Verify errors on multiple deployments after garbage collection

Linyu

Well-Known Member
Jun 14, 2019
43
2
48
26
We are running a few proxmox backup servers deployed on top of Truenas, which is based on ZFS, so I am quite sure that there is no hardware disk failure.
But recently, when I was trying to restore backup from PBS. I found some backup is broken, the error log shows some .chunk is missing (no such file or directory). After that, I started verifying jobs on each deployment, and some backup jobs reported failed on each node.

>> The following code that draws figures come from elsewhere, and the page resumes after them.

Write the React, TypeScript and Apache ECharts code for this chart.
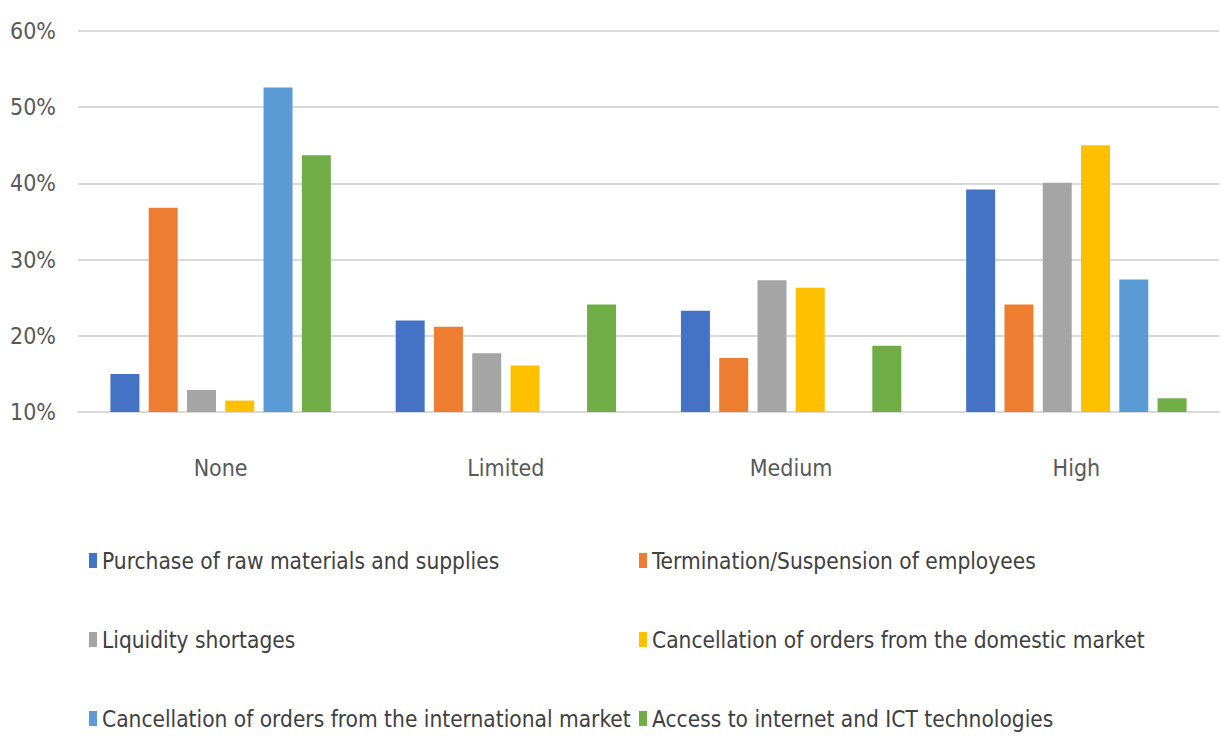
import React, { useEffect, useRef } from "react";
import * as echarts from "echarts";

const categories = ["None", "Limited", "Medium", "High"];
const seriesNames = [
  "Purchase of raw materials and supplies",
  "Termination/Suspension of employees",
  "Liquidity shortages",
  "Cancellation of orders from the domestic market",
  "Cancellation of orders from the international market",
  "Access to internet and ICT technologies",
];
const purchase = [15.0, 22.0, 23.3, 39.2];
const termination = [36.8, 21.2, 17.1, 24.1];
const liquidity = [12.9, 17.7, 27.3, 40.1];
const domestic = [11.5, 16.1, 26.3, 45.0];
const international = [52.6, null, null, 27.4];
const ictAccess = [43.7, 24.1, 18.7, 11.8];
const yTicks = [10, 20, 30, 40, 50, 60];

const colors = ["#4472C4", "#ED7D31", "#A5A5A5", "#FFC000", "#5B9BD5", "#70AD47"];
const FONT = "'Liberation Sans Narrow', 'DejaVu Sans Condensed', 'Liberation Sans', sans-serif";

export default function App() {
  const ref = useRef<HTMLDivElement>(null);
  useEffect(() => {
    if (!ref.current) return;
    const chart = echarts.init(ref.current, null, { renderer: "svg" });
    const values = [purchase, termination, liquidity, domestic, international, ictAccess];
    const legendCommon = {
      orient: "vertical",
      icon: "rect",
      padding: 0,
      itemWidth: 8,
      itemHeight: 15,
      itemGap: 56,
      textStyle: { fontFamily: FONT, fontSize: 22.5, color: "#404040" },
    };
    chart.setOption({
      animation: false,
      color: colors,
      grid: { left: 78, right: 2, top: 31, bottom: 328, containLabel: false },
      legend: [
        { ...legendCommon, left: 89, top: 549, data: [seriesNames[0], seriesNames[2], seriesNames[4]] },
        { ...legendCommon, left: 639, top: 549, data: [seriesNames[1], seriesNames[3], seriesNames[5]] },
      ],
      xAxis: {
        type: "category",
        data: categories,
        axisLine: { lineStyle: { color: "#d9d9d9", width: 2 } },
        axisTick: { show: false },
        axisLabel: { fontFamily: FONT, fontSize: 23, color: "#595959", margin: 44 },
      },
      yAxis: {
        type: "value",
        min: yTicks[0],
        max: yTicks[yTicks.length - 1],
        interval: 10,
        axisLine: { show: false },
        axisTick: { show: false },
        splitLine: { lineStyle: { color: "#d9d9d9", width: 2 } },
        axisLabel: {
          fontFamily: FONT,
          fontSize: 23,
          color: "#595959",
          margin: 22,
          formatter: (v: number) => `${v}%`,
        },
      },
      series: values.map((d, i) => ({
        name: seriesNames[i],
        type: "bar",
        data: d,
        barWidth: 29,
        barGap: "32%",
        itemStyle: { color: colors[i] },
      })),
    });
    return () => chart.dispose();
  }, []);
  return (
    <div
      ref={ref}
      style={{ position: "fixed", left: 0, top: 0, width: 1221, height: 740, background: "#fff" }}
    />
  );
}
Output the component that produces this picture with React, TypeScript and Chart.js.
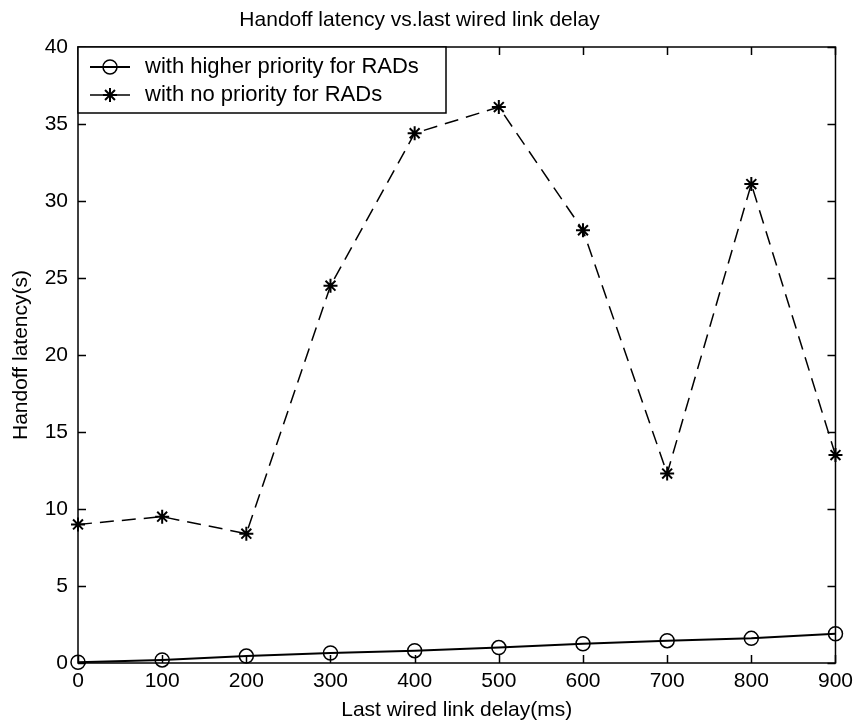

Here is how our backup job works:
Inside a specific region, a few pve nodes(4-5) are connected to one proxmox backup server(no cluster between nodes), each VM on a difference node will be backup from 0:00-6:00, and we will delete a previous backup before creating a new backup, garbage collection is running every day, so I think maybe garbage collection is running at the same time of backing up, did it accidentally remove some chunk files?

I am using:
Code:
Proxmox Backup Server 3.0-1
1702882022623.png
 
Make sure atime isn't disabled in TrueNAS for the datasets. PBS needs the atime to not delete the wrong chunks on a GC. Shouldn't be disabled by default but many people recommend to disable atime for better performance or less SSD wear but this won't work when using PBS.
 
Last edited:
  • Like
Reactions: Linyu
Make sure atime isn't disabled in TrueNAS for the datasets. PBS needs the atime to not delete the wrong chunks on a GC. Shouldn't be disabled by default but many people recommend to disable atime for better performance or less SSD wear but this won't work when using PBS.
Thanks for the help! I found that Truenas has disabled attime by default, so I will give it a few days to see if the same problem still occurs.
 
I opened atime on the dataset, but still encountered validation errors. In fact, my PBS instance is a virtual machine in the Truenas scale, and I created a volume in the Truenas scale and mounted it to the PBS virtual machine. I learned that atime is only a property of the dataset, but not a volume. Do you have any other suggestions?